L’écotaxe poids-lourds est l’exemple le plus criant. Certes, le gouvernement a accordé une ristourne sur la route nationale 164, axe principale de la région. Mais la mesure passe très mal auprès des Bretons. « On rajoute un coût qui n’existait pas auparavant. Cette goutte d’eau va faire déborder le vase. Elle diminue l’attachement des Bretons au gouvernement et à la politique présidentielle », prévient l’historien. La promesse n°56 du candidat socialiste de ratifier la charte européenne des langues régionales a elle aussi été oubliée. « Il y avait tout pour que François Hollande reste très populaire. Mais le réformisme modéré qu’il prônait n’a pas trouvé de concrétisation dans la politique du gouvernement », tranche Jean-Jacques Monnier.
Un recul « symbolique »
A cinq mois des municipales, l’exécutif à fort à perdre dans cette région où les grandes villes sont détenues par la gauche (Rennes, Nantes, Quimper, Lorient, Brest, Saint Nazaire…). « On est dans une zone où la gauche n’est pas hégémonique mais très largement majoritaire », résume Frédéric Dabi. Et l’ancrage des socialistes dans la région est profond puisqu’il remonte aux élections municipales de 1977, triomphales pour la gauche, qui avait alors fait basculer la Bretagne.

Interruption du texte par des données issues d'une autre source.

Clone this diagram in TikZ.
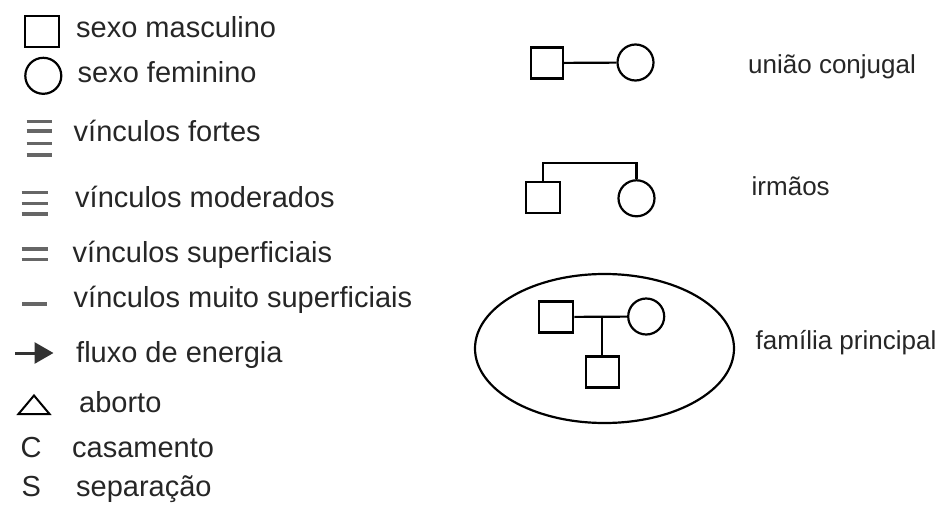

Le gouvernement devra aussi faire face au FN, qui compte bien gagner du terrain dans cette terre traditionnellement hostile à l’extrême droite. Marine Le Pen sera en déplacement samedi à Fougères (Ile-et-Vilaine). Son parti compte bien s’implanter autant que possible dans la région. Face à ce constat, un ministre breton s’agace : « Il faut arrêter de lier tous les événements à la montée du FN. On n’a pas découvert le FN aujourd’hui. » Frédéric Dabi relativise aussi la présence du parti de Marine Le Pen : « Le FN progresse dans quelques coins, notamment autour de Rennes. Mais ça reste une zone qui ne lui est pas favorable. »
Reste à savoir comment la colère des Bretons se traduira dans les urnes. « La déception va forcément engranger beaucoup d’abstentions », anticipe Jean-Jacques Monnier. Selon un sondage paru début octobre dans le JDD, 61% des Français sont d’abord guidés dans leur vote par les enjeux locaux. « La gauche ne risque pas grand-chose mais son recul serait symboliquement notable sur cette terre », nuance Frédéric Dabi. Ce qui pourrait, selon le sondeur, « maximiser le vote sanction dans les grandes villes ».